Le corps chantant comme une offrande
Les conversations téléphoniques ont ainsi, chez Donen, ceci de particulier qu’elles semblent placer le visage de l’interlocuteur visible dans une situation en plusieurs points similaires à celle du visage chantant : la destination du regard pose problème, au-delà de la simple fonction d’amarrage de la parole à un visage-récepteur. Dans le cas d’une conversation parlée (et non chantée) entre deux protagonistes visibles, réunis dans le même plan ou dans une succession de prises de vues, le regard n’est pas primordial. À cause d’une intimité naissante, d’une animosité ou d’une affinité entre les protagonistes, ils peuvent se parler sans se dévoiler frontalement l’un à l’autre. On parlera alors d’attitudes retenues, relevant parfois d’un jeu de séduction ou de mise à distance. La pleine visibilité des visages n’est pas une condition d’établissement du sens entre les personnages, au contraire, il s’agira souvent de jouer sur le degré d’offrande du visage et de l’expression entre les protagonistes pour deviner la teneur de leur relation.
Ces modalités sont posées de façon radicalement différente lors d’échanges vocaux entre des personnages que l’on appellera « en performance » (comédie musicale) ou lorsque ces interlocuteurs sont invisibles l’un à l’autre (échanges téléphoniques). L’évidence d’une théorie de la communication (émetteur, récepteur, message) se trouve largement contestée, ou en tout cas redéfinie par certains dispositifs de mise en scène et d’écoute construits par Donen. L’une des magies du musical cinématographique est, bien sûr, d’intégrer l’expression chantée spontanée au jeu des autres modes d’expression (verbaux ou non-verbaux, sonores ou muets) à l’œuvre dans le film. La question du « destinataire » du chant est parfois résolue par un regard-caméra ; on pensera alors que le chanteur chante pour lui-même, pour le dispositif qui le fait vivre. Le regard-caméra passe alors pour une offrande : c’est le signe que l’être en performance se dévoile en son entier, qu’il se laisse parcourir jusqu’à l’épuisement par l’œil et l’écoute du spectateur. Pourtant, ce corps en offrande est vulnérable : puisqu’il est pure offrande, il réclame une entité pour l’encercler, pour le contenir et le consommer, c’est-à-dire une entité au sein de laquelle sa qualité d’offrande prendrait sens : une oreille à charmer, un œil avide de spectacle. Les chanteurs solo perdus dans leur fièvre, les yeux clos, sont rarissimes dans les comédies musicales dirigées par Donen. Le regard franc, puissant et frontal est presque aussi impératif que le chant harmonieux.
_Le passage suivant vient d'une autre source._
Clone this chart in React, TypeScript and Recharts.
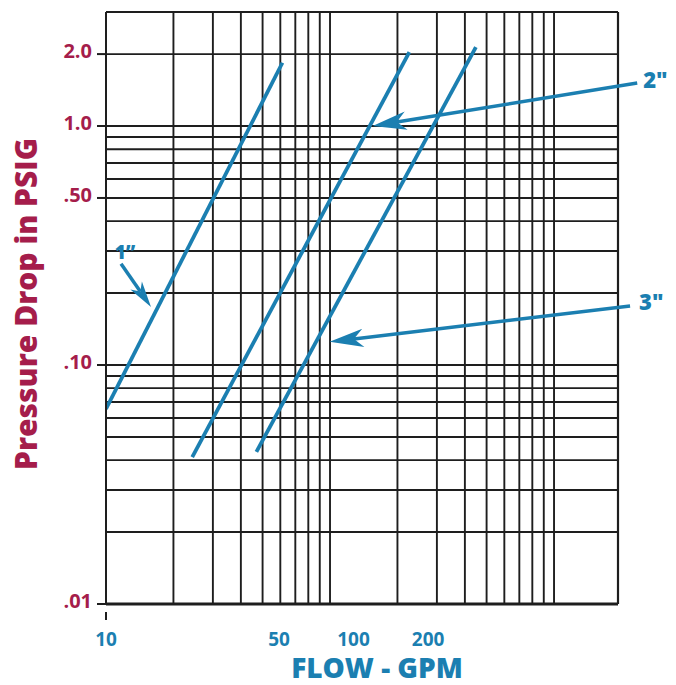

Dans d’autres cas, le chant est une adresse franchement définie – une ode ou une déclaration, par exemple, ou un partage, lorsque deux ou plusieurs personnages célèbrent quelque chose (« Good Morning »). Mais même dans ce cas, l’adresse passe pour une capture : le regard d’un visage qui chante n’est pas celui d’un visage qui parle : il est avide de trouver un point de perception et d’accueil de son offrande, comme si seule l’assurance de sa consommation permettait à l’être chantant de se déployer pleinement. C’est peut-être l’un des effets les plus frappants de ce passage, en un instant, du parlant au chantant : le seuil franchi n’a pas lieu à l’échelle du statut diégétique des personnages (on ne suppose pas que ce marin, ce photographe, cette libraire, etc., étaient en fait des chanteurs), mais à l’échelle de la relative autonomie des personnages de fiction. Le saut par lequel ces personnages deviennent performers les extrait alors de cette pseudo-autonomie, assurée jusqu’ici par la logique interne du monde diégétique où ils évoluaient. Ces nouveaux êtres en performance ne sont plus perçus comme à distance, maintenus dans le bocal diégétique que le spectateur semblait observer de l’autre côté de la vitre. Le corps chantant et dansant a brisé la glace et s’offre, à tout prix, au regard et à l’écoute de qui voudra l’entendre. Les visages radieux et l’élocution claire et franche des êtres en performance, chez Donen comme chez de nombreux autres cinéastes qui lui sont contemporains, semblent alors établir un phénomène rarement remarqué dans les études portant sur l’attraction dans les comédies musicales : lors de ces performances, le performer place le spectateur du film et les spectateurs diégétiques dans des postures presque identiques. Il devient alors possible de rapprocher les regards-caméra et les regards adressés par un chanteur à une audience diégétique (à la fin de Singin’ In the Rain par exemple, lorsque Kathy Selden interprète le morceau-titre devant le public de la salle de cinéma, lors de la première de The Royal Rascal) : les premiers comme les seconds se constituent tout deux comme des tentatives de séduction. Le corps en performance est un corps que l’on pourrait qualifier d’avide de sa propre réception, qui a basculé dans une situation de mise en offrande.